Objective -> Take the listing from its first line through the line that contains "5, 6, 7, 8, 9]" and please retype those lines exactly, leaving out the pictures.

Data for this task ->
------------------------------------

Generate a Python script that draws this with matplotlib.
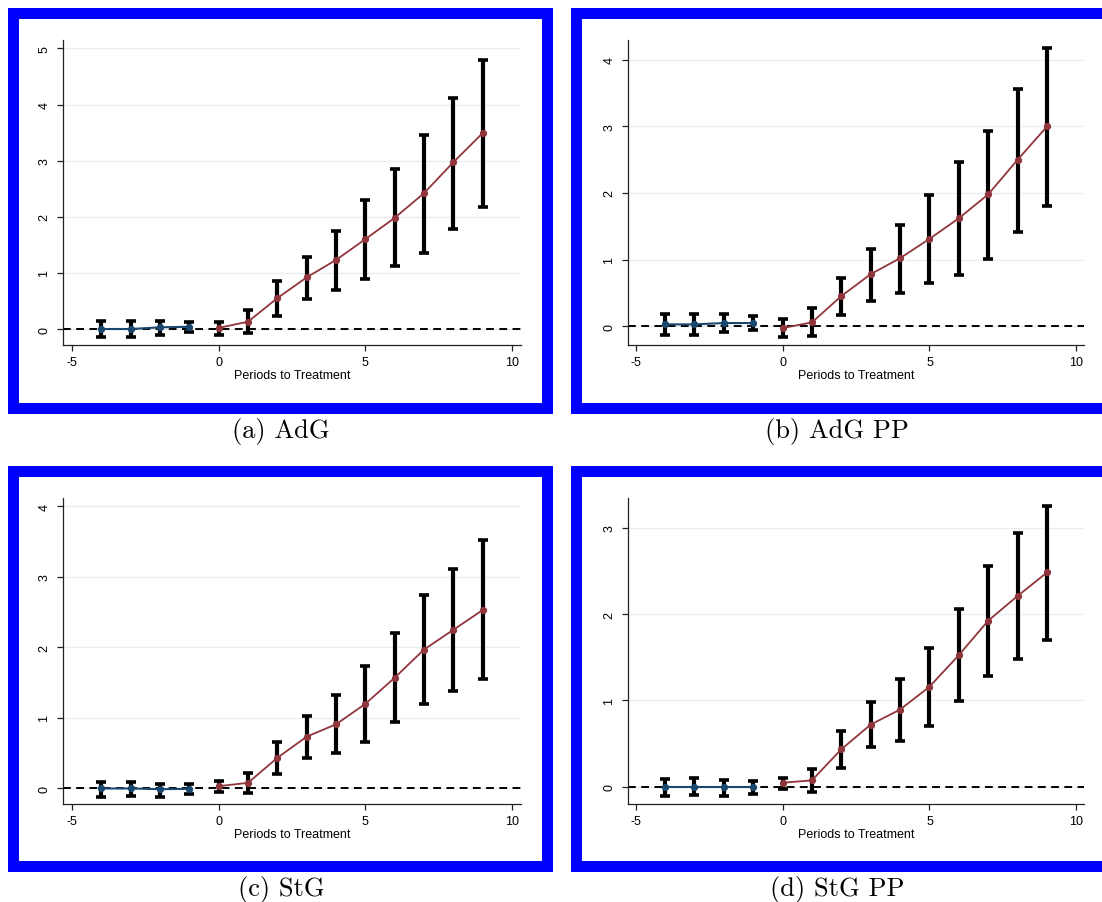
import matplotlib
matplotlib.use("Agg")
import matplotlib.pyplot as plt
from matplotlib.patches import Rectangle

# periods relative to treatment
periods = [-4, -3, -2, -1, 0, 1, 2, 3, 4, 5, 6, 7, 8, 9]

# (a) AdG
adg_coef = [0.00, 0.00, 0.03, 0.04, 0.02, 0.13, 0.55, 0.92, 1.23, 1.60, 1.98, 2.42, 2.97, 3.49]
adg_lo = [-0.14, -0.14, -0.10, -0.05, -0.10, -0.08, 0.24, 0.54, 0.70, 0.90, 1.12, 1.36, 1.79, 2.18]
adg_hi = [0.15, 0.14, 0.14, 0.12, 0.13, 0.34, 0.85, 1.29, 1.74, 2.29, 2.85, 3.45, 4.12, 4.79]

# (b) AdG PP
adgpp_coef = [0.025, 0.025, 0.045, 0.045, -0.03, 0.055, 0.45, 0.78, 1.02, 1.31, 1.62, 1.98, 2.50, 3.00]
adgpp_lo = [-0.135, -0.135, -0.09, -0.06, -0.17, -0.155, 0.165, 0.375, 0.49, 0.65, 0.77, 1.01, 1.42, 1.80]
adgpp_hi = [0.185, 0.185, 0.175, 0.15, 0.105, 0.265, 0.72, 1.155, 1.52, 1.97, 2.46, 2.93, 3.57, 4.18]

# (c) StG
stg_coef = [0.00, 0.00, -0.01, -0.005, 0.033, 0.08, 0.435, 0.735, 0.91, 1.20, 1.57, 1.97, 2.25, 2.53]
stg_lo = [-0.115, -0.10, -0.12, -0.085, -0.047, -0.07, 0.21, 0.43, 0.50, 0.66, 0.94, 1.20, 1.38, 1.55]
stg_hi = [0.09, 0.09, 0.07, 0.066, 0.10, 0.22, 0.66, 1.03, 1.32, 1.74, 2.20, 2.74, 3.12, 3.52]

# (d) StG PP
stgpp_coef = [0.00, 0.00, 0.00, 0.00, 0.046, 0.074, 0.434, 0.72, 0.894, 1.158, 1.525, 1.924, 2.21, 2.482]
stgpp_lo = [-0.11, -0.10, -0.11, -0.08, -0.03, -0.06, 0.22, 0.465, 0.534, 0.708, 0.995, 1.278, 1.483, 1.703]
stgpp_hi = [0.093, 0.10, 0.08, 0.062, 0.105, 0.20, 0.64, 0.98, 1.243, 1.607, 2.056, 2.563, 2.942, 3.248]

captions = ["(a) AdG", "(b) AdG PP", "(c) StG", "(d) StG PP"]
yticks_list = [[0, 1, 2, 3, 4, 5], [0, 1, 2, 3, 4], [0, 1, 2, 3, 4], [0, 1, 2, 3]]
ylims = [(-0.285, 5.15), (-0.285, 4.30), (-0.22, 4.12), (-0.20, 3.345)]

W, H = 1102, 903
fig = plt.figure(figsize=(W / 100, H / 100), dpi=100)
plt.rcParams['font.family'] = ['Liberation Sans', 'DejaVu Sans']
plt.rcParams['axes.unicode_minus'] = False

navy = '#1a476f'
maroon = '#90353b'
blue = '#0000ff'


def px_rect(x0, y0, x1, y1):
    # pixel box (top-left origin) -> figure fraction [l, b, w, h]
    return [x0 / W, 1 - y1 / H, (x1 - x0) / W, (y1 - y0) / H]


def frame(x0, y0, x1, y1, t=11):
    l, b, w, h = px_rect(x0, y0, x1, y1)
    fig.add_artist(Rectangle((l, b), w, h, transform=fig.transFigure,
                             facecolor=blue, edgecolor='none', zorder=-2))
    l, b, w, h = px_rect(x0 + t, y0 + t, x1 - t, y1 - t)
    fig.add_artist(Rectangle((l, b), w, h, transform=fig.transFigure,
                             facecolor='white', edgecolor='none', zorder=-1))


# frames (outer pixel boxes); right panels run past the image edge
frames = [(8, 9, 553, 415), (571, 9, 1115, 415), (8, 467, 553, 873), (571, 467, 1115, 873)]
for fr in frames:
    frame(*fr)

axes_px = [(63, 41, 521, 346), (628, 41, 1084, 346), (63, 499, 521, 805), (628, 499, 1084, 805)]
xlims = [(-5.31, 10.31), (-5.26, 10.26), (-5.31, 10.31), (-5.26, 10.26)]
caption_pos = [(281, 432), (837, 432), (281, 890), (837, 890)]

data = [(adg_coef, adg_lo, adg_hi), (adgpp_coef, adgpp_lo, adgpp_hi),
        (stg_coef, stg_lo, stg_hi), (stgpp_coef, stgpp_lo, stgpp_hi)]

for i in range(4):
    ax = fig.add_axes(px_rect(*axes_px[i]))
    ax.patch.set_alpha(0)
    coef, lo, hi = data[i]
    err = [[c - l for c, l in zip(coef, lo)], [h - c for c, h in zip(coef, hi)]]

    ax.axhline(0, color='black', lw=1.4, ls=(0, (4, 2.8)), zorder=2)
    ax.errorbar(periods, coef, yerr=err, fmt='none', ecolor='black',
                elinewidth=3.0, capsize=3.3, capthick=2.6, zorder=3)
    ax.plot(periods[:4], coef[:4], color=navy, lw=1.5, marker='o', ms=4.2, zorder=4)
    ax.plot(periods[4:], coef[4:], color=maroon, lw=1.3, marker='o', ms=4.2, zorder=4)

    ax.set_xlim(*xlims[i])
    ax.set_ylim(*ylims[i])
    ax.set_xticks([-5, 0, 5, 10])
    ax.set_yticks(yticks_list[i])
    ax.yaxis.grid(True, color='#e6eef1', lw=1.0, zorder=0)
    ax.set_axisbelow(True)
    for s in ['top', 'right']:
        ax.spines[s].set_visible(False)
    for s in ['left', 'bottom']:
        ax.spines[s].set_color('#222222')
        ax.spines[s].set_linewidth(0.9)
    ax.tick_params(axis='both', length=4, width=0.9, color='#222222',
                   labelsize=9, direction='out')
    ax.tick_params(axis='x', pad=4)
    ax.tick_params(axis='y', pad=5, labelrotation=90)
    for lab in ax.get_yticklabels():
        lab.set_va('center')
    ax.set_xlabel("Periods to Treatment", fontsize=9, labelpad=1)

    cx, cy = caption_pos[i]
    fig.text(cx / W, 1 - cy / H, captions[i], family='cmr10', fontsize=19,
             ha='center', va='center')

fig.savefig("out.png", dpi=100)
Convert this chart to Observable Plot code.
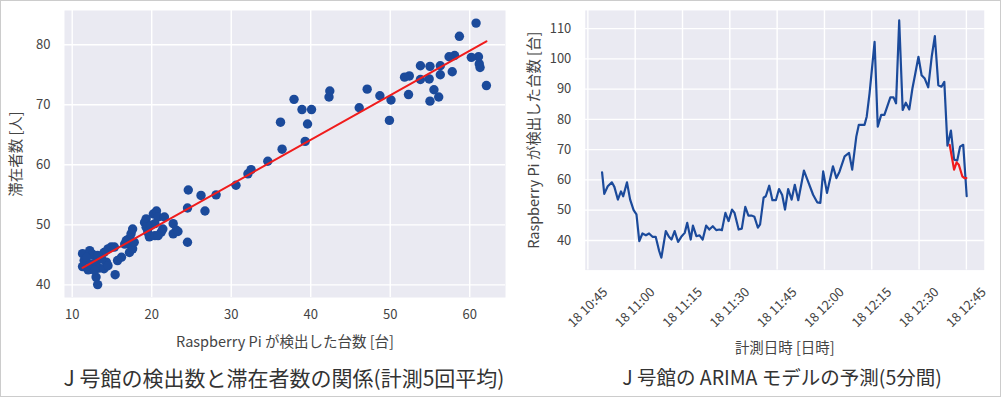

------------------------------------

Correct response ->
Generate a Python script that draws this with matplotlib.
import matplotlib
matplotlib.use("Agg")
import matplotlib.pyplot as plt
from matplotlib.patches import Rectangle

# periods relative to treatment
periods = [-4, -3, -2, -1, 0, 1, 2, 3, 4, 5, 6, 7, 8, 9]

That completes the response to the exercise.